Mumbai, Jan 20 (IANS): In significant relief to 63 moons and others, the Bombay High Court on Friday set aside the order of Yes Bank Administrator which had written down AT1 bonds of more than Rs 8,300 crore overnight, leaving investors high and dry.
This will benefit all bondholders, including 63 moons technologies, which held bonds worth Rs 300 crore, the Mumbai-based fin-tech company said.
The Bombay High Court set aside an order from the administrator of Yes Bank and a letter by the Reserve Bank of India (RBI) to write off additional tier 1 (AT1) bonds sold by Yes Bank to ineligible investors. The order was passed in a batch of petitions filed by bond-holders, including financial institutions as well as individual retail investors.
Notably, institutional investors such as mutual funds, including Reliance Nippon, and individuals had put as much as Rs 8,415 crore in Yes Bank's AT-1 bonds, which are perpetual bonds without any maturity date.
63 moons technologies, which has an exposure of Rs 300 crore to the written-off additional tier 1 (AT1) bonds of Yes Bank, had launched a lawsuit against the private sector lender and the RBI.
63 moons had filed a petition in the High Court against the bank's decision to write off the AT1 bonds as part of a rescue plan. The company had invested in 3,000 bond holdings of Yes Bank's written-down AT1 bonds and has been holding these papers since March 2018.
The company filed the petition on June 1, 2020, against Yes Bank, the RBI, and the administrator appointed by the RBI. The petition claimed that the company's Rs 300-crore investment in AT1 debenture bonds has been completely misused by the promise of good returns.
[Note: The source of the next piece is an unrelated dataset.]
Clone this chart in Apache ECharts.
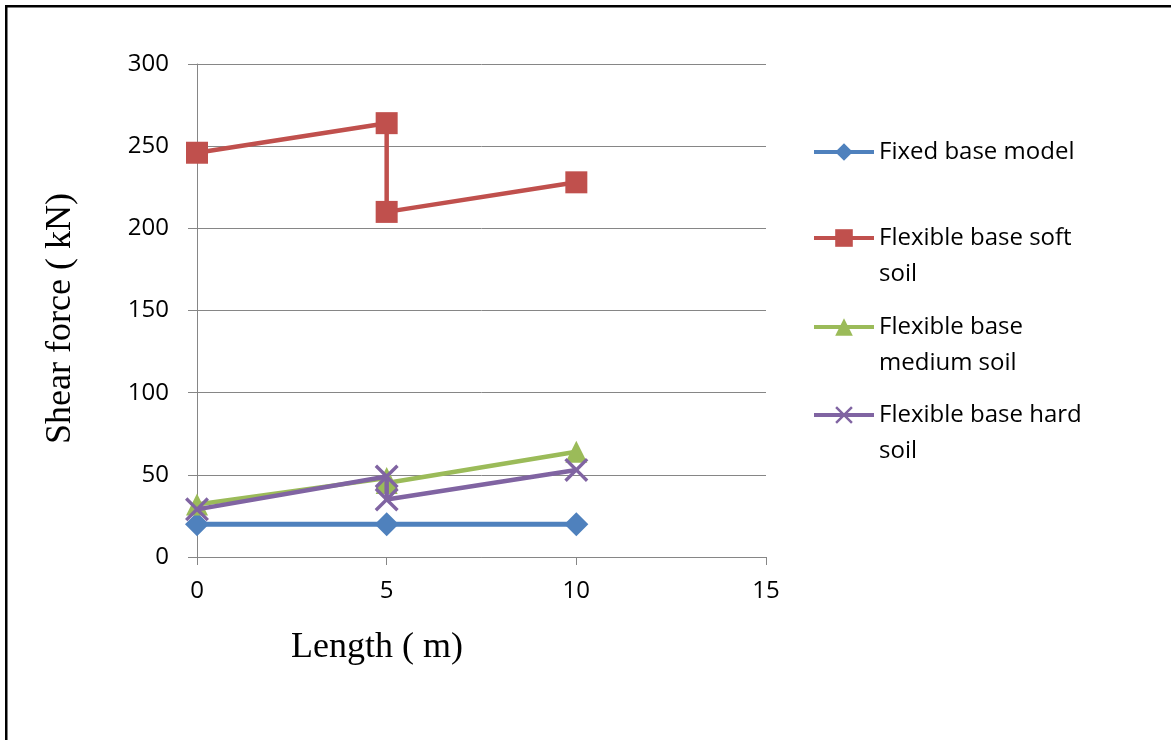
<!DOCTYPE html>
<html>
<head>
<meta charset="utf-8">
<script src="https://cdn.jsdelivr.net/npm/echarts@6/dist/echarts.min.js"></script>
<style>
  html, body { margin: 0; padding: 0; background: #fff; }
  #chart { width: 1171px; height: 740px; }
</style>
</head>
<body>
<div id="chart"></div>
<script>
// x positions (m) and shear force values (kN)
const lengthFixed = [0, 5, 10];
const fixedBase = [20, 20, 20];
const lengthFlex = [0, 5, 5, 10];
const softSoil = [246, 264, 210, 228];
const mediumSoil = [32, 48, 45, 64];
const hardSoil = [29, 49, 35, 53];

const seriesNames = ['Fixed base model', 'Flexible base soft soil', 'Flexible base medium soil', 'Flexible base hard soil'];
// legend text wraps like the original; a blank first line keeps the icon beside the first text line
const legendLabels = {
  'Fixed base model': 'Fixed base model',
  'Flexible base soft soil': ' \nFlexible base soft\nsoil',
  'Flexible base medium soil': ' \nFlexible base\nmedium soil',
  'Flexible base hard soil': ' \nFlexible base hard\nsoil'
};

const xMin = 0, xMax = 15, xStep = 5;
const yMin = 0, yMax = 300, yStep = 50;

const crossPath = 'path://M0,1L1,0L5,4L9,0L10,1L6,5L10,9L9,10L5,6L1,10L0,9L4,5Z';
const axisGray = '#868686';
const sansFont = "'Open Sans', 'Noto Sans', sans-serif";
const serifFont = "'Liberation Serif', 'DejaVu Serif', serif";

function pairs(xs, ys) {
  return xs.map((x, i) => [x, ys[i]]);
}

function makeLegend(name, top) {
  return {
    data: [name],
    left: 812,
    top: top,
    orient: 'vertical',
    padding: 0,
    itemWidth: 60,
    itemHeight: 22,
    selectedMode: false,
    lineStyle: { width: 4 },
    formatter: n => legendLabels[n],
    textStyle: {
      fontFamily: sansFont,
      fontSize: 24,
      lineHeight: 36,
      color: '#000'
    }
  };
}

const chart = echarts.init(document.getElementById('chart'));

const option = {
  backgroundColor: '#fff',
  animation: false,
  graphic: [
    { type: 'rect', shape: { x: 5, y: 5, width: 1166, height: 2.5 }, style: { fill: '#000' } },
    { type: 'rect', shape: { x: 5, y: 5, width: 2.5, height: 735 }, style: { fill: '#000' } }
  ],
  grid: {
    left: 197,
    top: 64,
    right: 405,
    bottom: 183
  },
  legend: [
    makeLegend(seriesNames[0], 134),
    makeLegend(seriesNames[1], 184),
    makeLegend(seriesNames[2], 273),
    makeLegend(seriesNames[3], 361)
  ],
  xAxis: {
    type: 'value',
    min: xMin,
    max: xMax,
    interval: xStep,
    name: 'Length ( m)',
    nameLocation: 'middle',
    nameGap: 73,
    nameTextStyle: {
      fontFamily: serifFont,
      fontSize: 36,
      color: '#000',
      padding: [0, 209, 0, 0]
    },
    axisLine: { show: true, onZero: false, lineStyle: { color: axisGray, width: 1 } },
    axisTick: { show: true, length: 8, lineStyle: { color: axisGray } },
    axisLabel: { fontFamily: sansFont, fontSize: 24, color: '#000', margin: 22 },
    splitLine: { show: false }
  },
  yAxis: {
    type: 'value',
    min: yMin,
    max: yMax,
    interval: yStep,
    name: 'Shear force ( kN)',
    nameLocation: 'middle',
    nameGap: 118,
    nameTextStyle: {
      fontFamily: serifFont,
      fontSize: 36,
      color: '#000',
      padding: [0, 16, 0, 0]
    },
    axisLine: { show: true, lineStyle: { color: axisGray, width: 1 } },
    axisTick: { show: true, length: 9, lineStyle: { color: axisGray } },
    axisLabel: { fontFamily: sansFont, fontSize: 24, color: '#000', margin: 28 },
    splitLine: { show: true, lineStyle: { color: axisGray, width: 1 } }
  },
  series: [
    {
      name: seriesNames[0],
      type: 'line',
      data: pairs(lengthFixed, fixedBase),
      symbol: 'diamond',
      symbolSize: 24,
      lineStyle: { color: '#4F81BD', width: 5 },
      itemStyle: { color: '#4F81BD' },
      z: 2
    },
    {
      name: seriesNames[1],
      type: 'line',
      data: pairs(lengthFlex, softSoil),
      symbol: 'rect',
      symbolSize: 22,
      lineStyle: { color: '#C0504D', width: 4.5 },
      itemStyle: { color: '#C0504D' },
      z: 3
    },
    {
      name: seriesNames[2],
      type: 'line',
      data: pairs(lengthFlex, mediumSoil),
      symbol: 'triangle',
      symbolSize: 22,
      lineStyle: { color: '#9BBB59', width: 4.5 },
      itemStyle: { color: '#9BBB59' },
      z: 4
    },
    {
      name: seriesNames[3],
      type: 'line',
      data: pairs(lengthFlex, hardSoil),
      symbol: crossPath,
      symbolSize: 24,
      lineStyle: { color: '#8064A2', width: 4.5 },
      itemStyle: { color: '#8064A2' },
      z: 5
    }
  ]
};

chart.setOption(option);
</script>
</body>
</html>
In March 2020, Yes Bank forced a government-led rescue after it collapsed under the weight of alleged financial irregularities. The RBI, which took over the bank, wrote down the so-called AT1 bonds of Yes Bank worth Rs 8,415 crore as part of a revival plan.
63 moons petition argued that a write-off of bond holders' claim — under Basel-III norms as well as international best practices — can only take place when the equity capital has virtually lost all value and must be written off.